Located on the fourth floor of the Bromery Center is a makerspace for the departments of art, music and dance, and theater. The multidisciplinary space includes a design studio, theater rehearsal studio, costume shop, music education classroom, music seminar room, recording studio, and more.
This project, funded by the UMass Building Authority, has created a welcoming and transformative space that enhances the visibility of the arts and encourages interaction among students and faculty in the creative disciplines.
Laura Bailey Costume Shop
Theater majors at UMass Amherst are students of design and dramaturgical interpretation as much as they are of performance. These creators have a new place to call home in the Laura Bailey Costume Shop, where they can design and create beautiful new costumes for theater productions. Named for Laura Bailey '03, the shop has quickly become an integral space for the Department of Theater.
Julie C. Hayes and Claude Bersano Recording Studio
In recognition of former dean Julie Hayes for her leadership of the College of Humanities & Fine Arts, Bill ’86 and Madeleine ’89 Noland established the Julie C. Hayes and Claude Bersano Recording Studio Fund to provide support for the audio recording studio within the Fine Arts Center Bridge. The fund will support the purchase and maintenance of recording equipment and other needs directly related to the recording studio. The Nolands cite Dean Hayes’s outreach and enthusiasm for HFA and all its facets that resonated with students, faculty, and alumni as the inspiration for the fund. In recognition of this gift, the audio recording studio in the Fine Arts Center Bridge will be named the Julie C. Hayes and Claude Bersano Recording Studio in honor of Dean Hayes and her late husband, Claude Bersano, who was a sound engineer and had a passion for classical organ music.
A Brief History of the Bromery Fine Arts Center
The Bromery Fine Arts Center is perhaps the most important work of modern architecture on the UMass Amherst campus. It was conceived as a gateway to the campus at the south end of the pond, but its arcade also acts as a link between student housing on the east side of campus and the academic buildings on the west. Designed in 1968 by Kevin Roche of Roche, Dinkloo and Associates (responsible for some of the most inventive buildings of the ’60s and ’70s) the building was an innovation for an American campus.
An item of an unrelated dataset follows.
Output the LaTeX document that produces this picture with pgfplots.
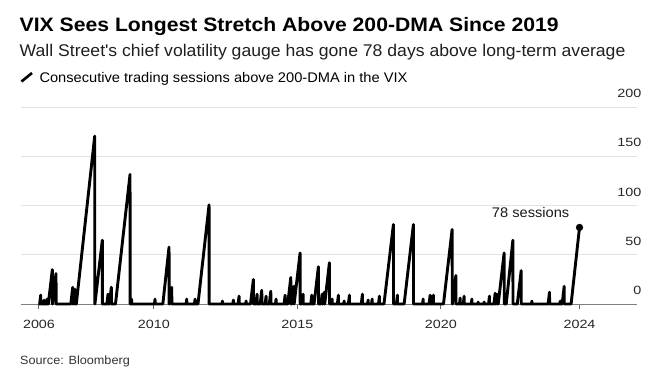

It remains one of the most visible structures at UMass Amherst. On its lower floors, the building contains a concert hall, the Rand Theater, the Bezanson Recital Hall, a small black box theater, and the University Museum of Contemporary Art. In 2020 the building was named for the late Randolph W. “Bill” Bromery, in honor of the former chancellor who was instrumental in creating today’s vibrant and diverse university and who recruited jazz legends such as Max Roach, Archie Shepp, and Fred Tillis (who became the first director of the Fine Arts Center). Bromery was the first African American to lead the campus.